Task –
Pull out each line of the data that includes the word "with".

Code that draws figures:
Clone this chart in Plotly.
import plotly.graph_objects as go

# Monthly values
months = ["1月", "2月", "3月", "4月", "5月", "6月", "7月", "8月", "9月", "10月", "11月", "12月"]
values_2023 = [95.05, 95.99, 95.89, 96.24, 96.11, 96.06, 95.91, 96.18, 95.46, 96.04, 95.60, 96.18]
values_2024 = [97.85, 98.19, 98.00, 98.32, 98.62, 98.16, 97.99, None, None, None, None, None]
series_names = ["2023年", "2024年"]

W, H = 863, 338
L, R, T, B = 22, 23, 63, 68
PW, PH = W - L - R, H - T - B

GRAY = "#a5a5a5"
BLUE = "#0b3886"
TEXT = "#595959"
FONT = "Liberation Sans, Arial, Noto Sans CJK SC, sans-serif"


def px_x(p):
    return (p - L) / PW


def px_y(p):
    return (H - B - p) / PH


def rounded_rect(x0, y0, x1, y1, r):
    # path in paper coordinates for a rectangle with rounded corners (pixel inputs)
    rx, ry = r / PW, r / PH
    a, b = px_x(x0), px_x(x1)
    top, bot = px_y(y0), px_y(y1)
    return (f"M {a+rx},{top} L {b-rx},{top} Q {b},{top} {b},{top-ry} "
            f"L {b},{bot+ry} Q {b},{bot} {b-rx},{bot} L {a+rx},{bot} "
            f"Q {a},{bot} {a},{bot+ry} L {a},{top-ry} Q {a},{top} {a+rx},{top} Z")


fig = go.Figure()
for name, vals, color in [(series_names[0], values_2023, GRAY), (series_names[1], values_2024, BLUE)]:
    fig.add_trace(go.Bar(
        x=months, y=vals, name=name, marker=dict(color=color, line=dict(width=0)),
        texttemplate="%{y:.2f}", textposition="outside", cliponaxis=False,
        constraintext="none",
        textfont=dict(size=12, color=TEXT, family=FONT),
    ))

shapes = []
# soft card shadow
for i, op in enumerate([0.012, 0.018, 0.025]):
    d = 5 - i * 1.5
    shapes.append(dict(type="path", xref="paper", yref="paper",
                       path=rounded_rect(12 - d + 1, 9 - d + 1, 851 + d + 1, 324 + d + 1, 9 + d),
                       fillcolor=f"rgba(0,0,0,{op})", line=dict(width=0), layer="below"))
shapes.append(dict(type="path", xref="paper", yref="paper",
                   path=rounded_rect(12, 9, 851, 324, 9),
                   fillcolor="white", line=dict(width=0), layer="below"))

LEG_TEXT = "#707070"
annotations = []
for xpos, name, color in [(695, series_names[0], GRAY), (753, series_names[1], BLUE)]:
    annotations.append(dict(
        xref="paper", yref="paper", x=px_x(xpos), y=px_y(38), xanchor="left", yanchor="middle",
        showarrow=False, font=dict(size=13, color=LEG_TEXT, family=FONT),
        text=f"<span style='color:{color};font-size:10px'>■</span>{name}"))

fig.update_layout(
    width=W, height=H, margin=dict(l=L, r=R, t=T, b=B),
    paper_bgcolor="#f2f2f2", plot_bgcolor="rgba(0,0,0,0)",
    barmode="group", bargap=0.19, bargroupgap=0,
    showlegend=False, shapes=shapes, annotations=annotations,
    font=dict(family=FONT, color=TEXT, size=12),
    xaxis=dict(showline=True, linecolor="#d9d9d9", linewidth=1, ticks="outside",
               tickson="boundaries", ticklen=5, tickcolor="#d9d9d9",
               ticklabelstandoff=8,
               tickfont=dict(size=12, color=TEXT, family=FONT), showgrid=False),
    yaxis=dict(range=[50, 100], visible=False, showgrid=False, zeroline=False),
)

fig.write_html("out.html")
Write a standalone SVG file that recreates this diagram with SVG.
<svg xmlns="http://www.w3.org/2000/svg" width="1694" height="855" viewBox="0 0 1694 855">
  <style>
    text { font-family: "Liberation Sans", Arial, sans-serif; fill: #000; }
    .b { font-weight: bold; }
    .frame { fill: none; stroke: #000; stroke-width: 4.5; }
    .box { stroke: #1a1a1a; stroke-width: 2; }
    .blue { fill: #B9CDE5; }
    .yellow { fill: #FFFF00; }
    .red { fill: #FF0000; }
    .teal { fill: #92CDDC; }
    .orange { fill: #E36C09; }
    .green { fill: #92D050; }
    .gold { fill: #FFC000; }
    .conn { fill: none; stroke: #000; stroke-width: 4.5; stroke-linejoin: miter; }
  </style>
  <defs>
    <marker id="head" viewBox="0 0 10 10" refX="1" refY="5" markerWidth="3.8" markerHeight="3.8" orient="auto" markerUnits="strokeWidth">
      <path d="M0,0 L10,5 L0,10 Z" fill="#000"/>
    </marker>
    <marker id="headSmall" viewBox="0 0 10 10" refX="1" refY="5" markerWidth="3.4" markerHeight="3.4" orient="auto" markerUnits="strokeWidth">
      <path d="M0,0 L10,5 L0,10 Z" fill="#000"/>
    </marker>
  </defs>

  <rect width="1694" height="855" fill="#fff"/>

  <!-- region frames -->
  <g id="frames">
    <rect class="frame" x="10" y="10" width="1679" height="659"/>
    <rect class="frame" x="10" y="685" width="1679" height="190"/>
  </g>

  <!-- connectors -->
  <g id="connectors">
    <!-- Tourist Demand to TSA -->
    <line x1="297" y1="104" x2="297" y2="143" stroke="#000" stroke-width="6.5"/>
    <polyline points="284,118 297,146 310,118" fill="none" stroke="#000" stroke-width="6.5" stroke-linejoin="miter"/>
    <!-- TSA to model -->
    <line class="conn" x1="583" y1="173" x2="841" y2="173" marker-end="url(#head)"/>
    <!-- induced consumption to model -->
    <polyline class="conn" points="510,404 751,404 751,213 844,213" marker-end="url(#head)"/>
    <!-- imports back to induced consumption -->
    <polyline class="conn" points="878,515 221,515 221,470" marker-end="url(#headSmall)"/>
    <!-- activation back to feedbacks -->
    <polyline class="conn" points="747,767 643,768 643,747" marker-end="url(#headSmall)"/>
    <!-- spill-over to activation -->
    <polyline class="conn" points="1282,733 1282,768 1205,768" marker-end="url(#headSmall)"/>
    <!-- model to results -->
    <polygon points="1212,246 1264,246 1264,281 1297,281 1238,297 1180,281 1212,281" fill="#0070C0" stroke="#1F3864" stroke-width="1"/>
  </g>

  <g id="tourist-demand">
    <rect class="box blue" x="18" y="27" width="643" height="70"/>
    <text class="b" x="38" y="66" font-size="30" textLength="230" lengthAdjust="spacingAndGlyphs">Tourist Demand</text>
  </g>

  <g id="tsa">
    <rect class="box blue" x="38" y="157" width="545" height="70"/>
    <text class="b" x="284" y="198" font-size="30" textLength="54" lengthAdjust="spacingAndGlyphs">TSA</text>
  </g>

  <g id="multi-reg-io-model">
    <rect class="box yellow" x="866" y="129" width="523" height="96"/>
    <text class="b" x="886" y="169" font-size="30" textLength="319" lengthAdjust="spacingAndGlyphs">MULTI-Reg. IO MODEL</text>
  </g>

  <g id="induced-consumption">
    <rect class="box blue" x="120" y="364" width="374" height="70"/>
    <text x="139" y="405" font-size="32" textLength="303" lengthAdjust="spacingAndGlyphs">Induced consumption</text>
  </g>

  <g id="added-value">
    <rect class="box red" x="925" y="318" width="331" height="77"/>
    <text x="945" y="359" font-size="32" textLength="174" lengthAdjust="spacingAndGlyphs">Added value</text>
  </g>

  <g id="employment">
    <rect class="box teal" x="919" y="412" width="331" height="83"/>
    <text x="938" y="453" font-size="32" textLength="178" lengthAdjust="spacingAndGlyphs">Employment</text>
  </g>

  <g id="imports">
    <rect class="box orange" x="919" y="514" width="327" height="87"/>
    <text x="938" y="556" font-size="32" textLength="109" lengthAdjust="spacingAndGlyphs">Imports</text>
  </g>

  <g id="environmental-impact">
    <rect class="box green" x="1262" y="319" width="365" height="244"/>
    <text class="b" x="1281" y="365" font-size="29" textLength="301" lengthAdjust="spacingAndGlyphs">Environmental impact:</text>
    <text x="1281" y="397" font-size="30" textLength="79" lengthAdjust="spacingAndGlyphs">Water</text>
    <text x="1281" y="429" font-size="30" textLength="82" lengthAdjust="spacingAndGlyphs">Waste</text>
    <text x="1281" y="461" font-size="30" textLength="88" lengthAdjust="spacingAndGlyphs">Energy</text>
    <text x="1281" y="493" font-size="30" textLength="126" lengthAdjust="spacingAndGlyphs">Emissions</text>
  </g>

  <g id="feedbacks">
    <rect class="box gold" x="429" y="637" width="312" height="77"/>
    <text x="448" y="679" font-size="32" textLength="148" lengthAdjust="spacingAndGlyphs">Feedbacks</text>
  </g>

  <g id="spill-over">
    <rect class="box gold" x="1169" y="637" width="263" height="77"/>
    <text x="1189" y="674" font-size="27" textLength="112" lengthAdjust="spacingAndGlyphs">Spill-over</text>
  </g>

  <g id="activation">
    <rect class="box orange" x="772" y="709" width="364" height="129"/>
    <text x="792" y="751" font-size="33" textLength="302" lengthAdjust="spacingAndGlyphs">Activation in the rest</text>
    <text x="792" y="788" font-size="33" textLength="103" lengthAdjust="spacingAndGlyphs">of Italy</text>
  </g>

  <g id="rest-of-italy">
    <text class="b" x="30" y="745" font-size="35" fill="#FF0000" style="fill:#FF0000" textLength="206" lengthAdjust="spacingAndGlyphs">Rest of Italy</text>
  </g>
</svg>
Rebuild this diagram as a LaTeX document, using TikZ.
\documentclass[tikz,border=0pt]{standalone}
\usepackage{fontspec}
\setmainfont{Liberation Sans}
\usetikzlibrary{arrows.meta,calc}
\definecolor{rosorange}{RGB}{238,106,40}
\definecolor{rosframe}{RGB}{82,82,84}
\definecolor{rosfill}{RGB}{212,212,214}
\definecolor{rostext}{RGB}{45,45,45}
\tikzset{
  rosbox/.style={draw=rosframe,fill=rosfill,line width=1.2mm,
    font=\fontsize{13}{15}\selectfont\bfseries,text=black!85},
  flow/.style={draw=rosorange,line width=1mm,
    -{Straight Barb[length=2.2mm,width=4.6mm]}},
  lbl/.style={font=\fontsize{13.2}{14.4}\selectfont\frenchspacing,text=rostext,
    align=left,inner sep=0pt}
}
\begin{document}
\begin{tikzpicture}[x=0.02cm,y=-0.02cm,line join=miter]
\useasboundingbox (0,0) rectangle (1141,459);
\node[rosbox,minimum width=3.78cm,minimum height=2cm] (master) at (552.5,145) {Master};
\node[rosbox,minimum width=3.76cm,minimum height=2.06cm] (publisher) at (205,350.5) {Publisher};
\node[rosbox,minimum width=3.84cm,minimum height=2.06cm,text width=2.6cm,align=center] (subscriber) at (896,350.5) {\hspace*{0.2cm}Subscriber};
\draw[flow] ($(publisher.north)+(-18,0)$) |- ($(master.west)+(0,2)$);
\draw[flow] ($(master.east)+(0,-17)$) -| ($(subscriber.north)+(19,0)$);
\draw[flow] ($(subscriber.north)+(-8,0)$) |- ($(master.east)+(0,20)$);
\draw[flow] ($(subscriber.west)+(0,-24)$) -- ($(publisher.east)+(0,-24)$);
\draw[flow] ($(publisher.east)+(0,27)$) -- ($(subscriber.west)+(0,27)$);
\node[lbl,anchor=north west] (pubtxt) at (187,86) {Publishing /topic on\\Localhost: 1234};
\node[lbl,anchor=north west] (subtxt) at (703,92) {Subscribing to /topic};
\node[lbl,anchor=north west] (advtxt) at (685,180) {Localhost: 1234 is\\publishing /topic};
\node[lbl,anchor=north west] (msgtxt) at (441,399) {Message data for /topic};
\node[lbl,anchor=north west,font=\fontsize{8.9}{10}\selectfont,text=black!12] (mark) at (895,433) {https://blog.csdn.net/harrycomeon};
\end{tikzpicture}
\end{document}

Exercise answer –
    # path in paper coordinates for a rectangle with rounded corners (pixel inputs)
Write a standalone SVG file that recreates this diagram with SVG.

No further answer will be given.